◆ WORK TO COMPLETE ◆
Take the line containing "Give me the D3.js source for this chart.", the line containing "const g = svg.append('g').attr('transform', 'translate('", and all lines between them, and transcribe them exactly. Leave out pictures.

◆ SUPPLIED RECORDS ◆

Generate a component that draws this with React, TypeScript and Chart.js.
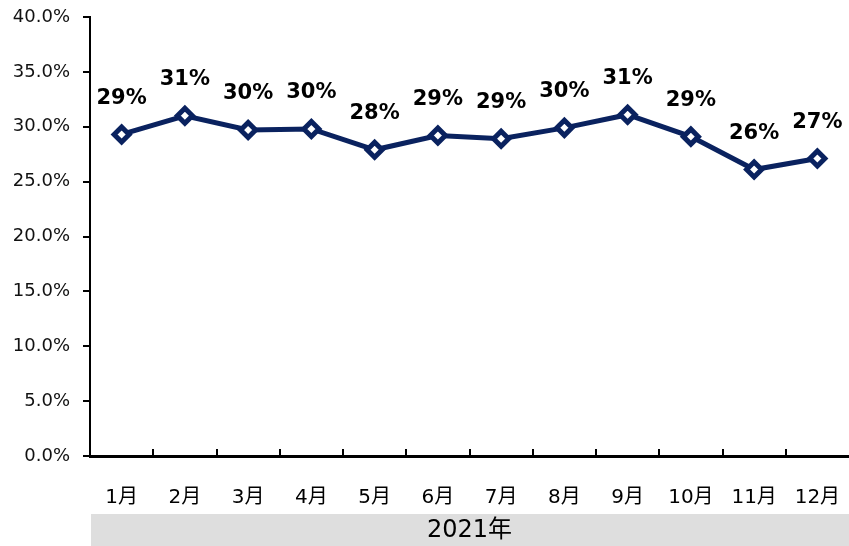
import React, { useEffect, useRef } from "react";
import { Chart, registerables } from "chart.js";

Chart.register(...registerables);

const categories = ["1月", "2月", "3月", "4月", "5月", "6月", "7月", "8月", "9月", "10月", "11月", "12月"];
const values = [29.3, 31.0, 29.7, 29.8, 27.9, 29.2, 28.9, 29.9, 31.1, 29.1, 26.1, 27.1];
const yearLabel = "2021年";
const yTicks = [0, 5, 10, 15, 20, 25, 30, 35, 40];

const FONT = "'DejaVu Sans', Verdana, 'Noto Sans CJK JP', sans-serif";
const NAVY = "#0a225f";

const decorPlugin = {
  id: "decor",
  afterDraw(chart: any) {
    const ctx = chart.ctx;
    const xs = chart.scales.x;
    const area = chart.chartArea;
    ctx.save();
    ctx.strokeStyle = "#000";
    ctx.lineWidth = 2;
    for (let i = 1; i < categories.length; i++) {
      const x = Math.round((xs.getPixelForValue(i - 1) + xs.getPixelForValue(i)) / 2);
      ctx.beginPath();
      ctx.moveTo(x, area.bottom);
      ctx.lineTo(x, area.bottom - 7);
      ctx.stroke();
    }
    const meta = chart.getDatasetMeta(0);
    ctx.fillStyle = "#000";
    ctx.font = "bold 21px " + FONT;
    ctx.textAlign = "center";
    ctx.textBaseline = "middle";
    meta.data.forEach((pt: any, i: number) => {
      ctx.fillText(Math.round(values[i]) + "%", pt.x, pt.y - 36);
    });
    ctx.fillStyle = "#dedede";
    ctx.fillRect(area.left + 1, 514, chart.width - area.left - 1, 32);
    ctx.fillStyle = "#000";
    ctx.font = "24px " + FONT;
    ctx.fillText(yearLabel, (area.left + chart.width) / 2, 531);
    ctx.restore();
  },
};

export default function App() {
  const ref = useRef<HTMLCanvasElement>(null);
  useEffect(() => {
    document.body.style.margin = "0";
    const chart = new Chart(ref.current!, {
      type: "line",
      data: {
        labels: categories,
        datasets: [
          {
            data: values,
            borderColor: NAVY,
            borderWidth: 5,
            pointStyle: "rectRot",
            pointRadius: 7.5,
            pointBackgroundColor: "#fff",
            pointBorderColor: NAVY,
            pointBorderWidth: 5,
            tension: 0,
            clip: false,
          },
        ],
      },
      options: {
        responsive: false,
        animation: false,
        layout: { autoPadding: false, padding: { top: 17, right: 0, left: 0, bottom: 0 } },
        plugins: { legend: { display: false }, tooltip: { enabled: false } },
        scales: {
          x: {
            offset: true,
            grid: { display: false },
            border: { display: true, color: "#000", width: 3 },
            ticks: { color: "#000", font: { size: 20, family: FONT }, padding: 22, maxRotation: 0 },
            afterFit: (s: any) => { s.height = 90; s.paddingLeft = 0; s.paddingRight = 0; },
          },
          y: {
            min: 0,
            max: 40,
            afterBuildTicks: (s: any) => { s.ticks = yTicks.map((v) => ({ value: v })); },
            grid: { drawOnChartArea: false, tickLength: 7, color: "#000", lineWidth: 2 },
            border: { display: true, color: "#000", width: 2 },
            ticks: {
              color: "#111",
              font: { size: 18, family: FONT },
              padding: 13,
              callback: (v: any) => Number(v).toFixed(1) + "%",
            },
            afterFit: (s: any) => { s.width = 90; s.paddingTop = 0; s.paddingBottom = 0; },
          },
        },
      },
      plugins: [decorPlugin],
    });
    return () => chart.destroy();
  }, []);
  return <canvas ref={ref} width={849} height={546} style={{ display: "block" }} />;
}
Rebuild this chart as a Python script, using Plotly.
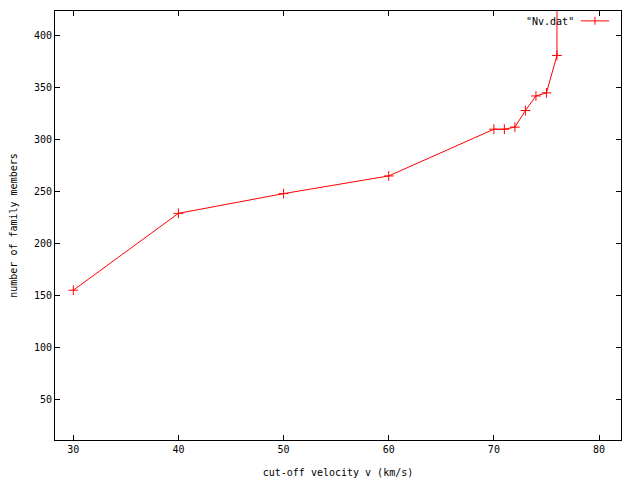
import plotly.graph_objects as go

cutoff_velocity = [30, 40, 50, 60, 70, 71, 72, 73, 74, 75, 76, 76]
family_members = [155, 229, 248, 265, 310, 310, 312, 328, 342, 345, 381, 500]

x_ticks = [30, 40, 50, 60, 70, 80]
y_ticks = [50, 100, 150, 200, 250, 300, 350, 400]

FONT = dict(family="DejaVu Sans Mono", size=10, color="black")

fig = go.Figure()
fig.add_trace(go.Scatter(
    x=cutoff_velocity, y=family_members, mode="lines+markers",
    line=dict(color="red", width=1),
    marker=dict(symbol="cross-thin-open", size=7, color="red",
                line=dict(color="red", width=1)),
    name='"Nv.dat"', showlegend=False, cliponaxis=True,
))

fig.update_layout(
    width=632, height=472,
    margin=dict(l=47, r=19, t=3, b=40),
    paper_bgcolor="white", plot_bgcolor="white",
    font=FONT,
    xaxis=dict(range=[28.26, 82.09], tickvals=x_ticks, ticks="inside", ticklen=5,
               showline=True, linecolor="black", linewidth=1, mirror="ticks",
               showgrid=False, zeroline=False, tickcolor="black", automargin=False,
               title=dict(text="cut-off velocity v (km/s)", font=FONT, standoff=14)),
    yaxis=dict(range=[10.8, 423.8], tickvals=y_ticks, ticks="inside", ticklen=5,
               showline=True, linecolor="black", linewidth=1, mirror="ticks",
               showgrid=False, zeroline=False, tickcolor="black", automargin=False,
               title=dict(text="number of family members", font=FONT, standoff=14)),
)

# gnuplot-style key: label left of the sample
fig.add_annotation(xref="paper", yref="paper", x=0.921, y=0.975,
                   xanchor="right", yanchor="middle", text='"Nv.dat"',
                   showarrow=False, font=FONT)
fig.add_shape(type="line", xref="paper", yref="paper",
              x0=0.929, x1=0.979, y0=0.977, y1=0.977,
              line=dict(color="red", width=1))
fig.add_shape(type="line", xref="paper", yref="paper",
              x0=0.954, x1=0.954, y0=0.968, y1=0.986,
              line=dict(color="red", width=1))

fig.write_html("out.html")
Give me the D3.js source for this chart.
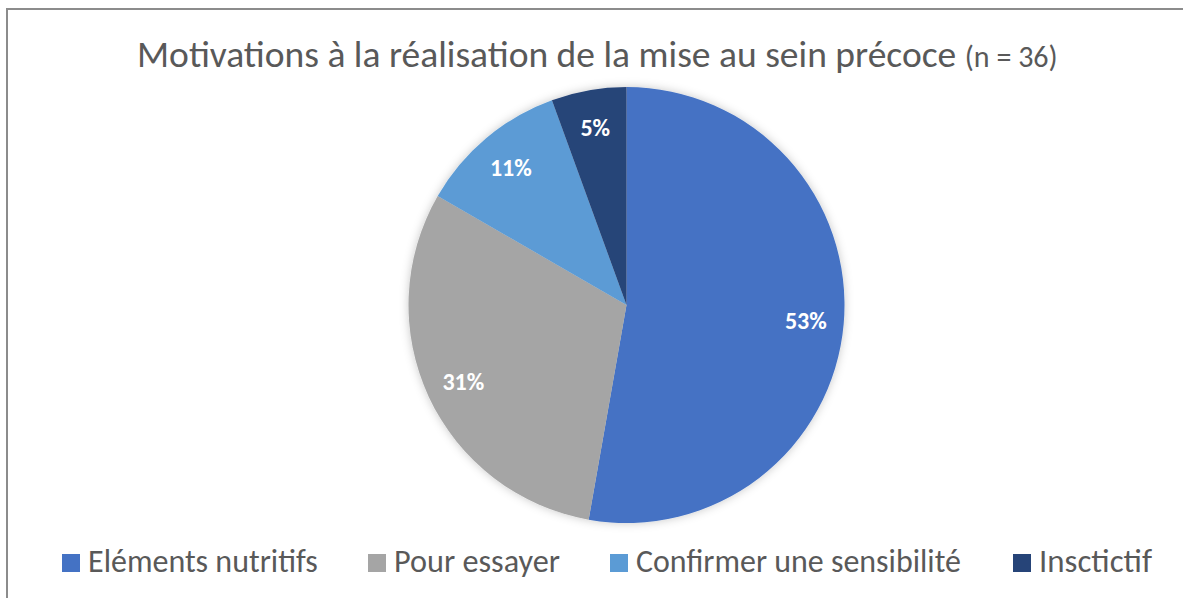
<!DOCTYPE html>
<html>
<head>
<meta charset="utf-8">
<script src="https://cdn.jsdelivr.net/npm/d3@7"></script>
<style>
  html, body { margin: 0; padding: 0; background: #fff; }
  svg { display: block; font-family: Carlito, Lato, "Open Sans", sans-serif; }
</style>
</head>
<body>
<svg id="chart" width="1183" height="598"></svg>
<script>
const categories = ['Eléments nutritifs', 'Pour essayer', 'Confirmer une sensibilité', 'Insctictif']
const counts = [19, 11, 4, 2]
const pctLabels = ['53%', '31%', '11%', '5%']
const colors = ['#4472C4', '#A5A5A5', '#5B9BD5', '#264478']

const svg = d3.select('#chart')

// frame, its right and bottom edges run off the picture
svg.append('rect')
    .attr('x', 7).attr('y', 9)
    .attr('width', 1190).attr('height', 600)
    .attr('fill', '#fff')
    .attr('stroke', '#8c8c8c').attr('stroke-width', 2)

// squeeze/stretch a text element to a target width
const fitWidth = function (sel, width) {
  const node = sel.node()
  const w = node.getComputedTextLength()
  const fs = parseFloat(sel.attr('font-size'))
  sel.attr('font-size', fs * width / w)
}

// title
const title = svg.append('text')
    .attr('x', 137).attr('y', 67)
    .attr('fill', '#595959')
    .attr('font-size', 30)
title.append('tspan').text('Motivations à la réalisation de la mise au sein précoce ')
title.append('tspan').attr('font-size', '0.8em').text('(n = 36)')
fitWidth(title, 921)

// pie
const cx = 626.5, cy = 305, r = 218
const defs = svg.append('defs')
defs.append('filter').attr('id', 'shadow')
    .attr('x', '-20%').attr('y', '-20%').attr('width', '140%').attr('height', '140%')
  .append('feDropShadow')
    .attr('dx', 0).attr('dy', 0).attr('stdDeviation', 5)
    .attr('flood-color', '#000').attr('flood-opacity', 0.22)

const pie = d3.pie().sort(null).value(d => d)
const arcs = pie(counts)
const arc = d3.arc().innerRadius(0).outerRadius(r)
const labelArc = d3.arc().innerRadius(180).outerRadius(180)

const g = svg.append('g').attr('transform', 'translate(' + cx + ',' + cy + ')')

g.append('g').attr('filter', 'url(#shadow)')
  .selectAll('path')
  .data(arcs)
  .enter().append('path')
    .attr('d', arc)
    .attr('fill', (d, i) => colors[i])

g.selectAll('text.lbl')
  .data(arcs)
  .enter().append('text')
    .attr('class', 'lbl')
    .attr('transform', d => 'translate(' + labelArc.centroid(d) + ')')
    .attr('text-anchor', 'middle')
    .attr('dy', '0.36em')
    .attr('fill', '#fff')
    .attr('font-weight', 'bold')
    .attr('font-size', 24)
    .text((d, i) => pctLabels[i])

// legend
const legendX = [62, 368, 610, 1013]
const legendW = [230, 166, 325, 113]
const lg = svg.append('g').selectAll('g')
  .data(categories)
  .enter().append('g')
    .attr('transform', (d, i) => 'translate(' + legendX[i] + ',554)')

lg.append('rect')
    .attr('width', 18).attr('height', 18)
    .attr('fill', (d, i) => colors[i])

lg.append('text')
    .attr('x', 26).attr('y', 18)
    .attr('fill', '#595959')
    .attr('font-size', 25)
    .text(d => d)
    .each(function (d, i) { fitWidth(d3.select(this), legendW[i]) })
</script>
</body>
</html>
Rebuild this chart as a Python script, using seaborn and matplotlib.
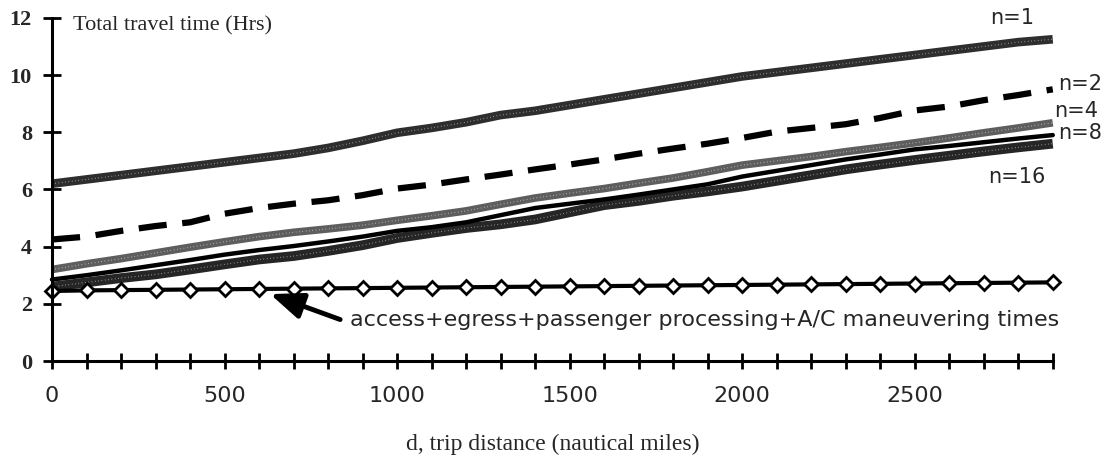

◆ EXPECTED ANSWER ◆
Give me the D3.js source for this chart.
<!DOCTYPE html>
<html>
<head>
<meta charset="utf-8">
<script src="https://cdn.jsdelivr.net/npm/d3@7"></script>
<style>
  html, body { margin: 0; padding: 0; background: #fff; }
  svg { display: block; font-family: Carlito, Lato, "Open Sans", sans-serif; }
</style>
</head>
<body>
<svg id="chart" width="1183" height="598"></svg>
<script>
const categories = ['Eléments nutritifs', 'Pour essayer', 'Confirmer une sensibilité', 'Insctictif']
const counts = [19, 11, 4, 2]
const pctLabels = ['53%', '31%', '11%', '5%']
const colors = ['#4472C4', '#A5A5A5', '#5B9BD5', '#264478']

const svg = d3.select('#chart')

// frame, its right and bottom edges run off the picture
svg.append('rect')
    .attr('x', 7).attr('y', 9)
    .attr('width', 1190).attr('height', 600)
    .attr('fill', '#fff')
    .attr('stroke', '#8c8c8c').attr('stroke-width', 2)

// squeeze/stretch a text element to a target width
const fitWidth = function (sel, width) {
  const node = sel.node()
  const w = node.getComputedTextLength()
  const fs = parseFloat(sel.attr('font-size'))
  sel.attr('font-size', fs * width / w)
}

// title
const title = svg.append('text')
    .attr('x', 137).attr('y', 67)
    .attr('fill', '#595959')
    .attr('font-size', 30)
title.append('tspan').text('Motivations à la réalisation de la mise au sein précoce ')
title.append('tspan').attr('font-size', '0.8em').text('(n = 36)')
fitWidth(title, 921)

// pie
const cx = 626.5, cy = 305, r = 218
const defs = svg.append('defs')
defs.append('filter').attr('id', 'shadow')
    .attr('x', '-20%').attr('y', '-20%').attr('width', '140%').attr('height', '140%')
  .append('feDropShadow')
    .attr('dx', 0).attr('dy', 0).attr('stdDeviation', 5)
    .attr('flood-color', '#000').attr('flood-opacity', 0.22)

const pie = d3.pie().sort(null).value(d => d)
const arcs = pie(counts)
const arc = d3.arc().innerRadius(0).outerRadius(r)
const labelArc = d3.arc().innerRadius(180).outerRadius(180)

const g = svg.append('g').attr('transform', 'translate(' + cx + ',' + cy + ')')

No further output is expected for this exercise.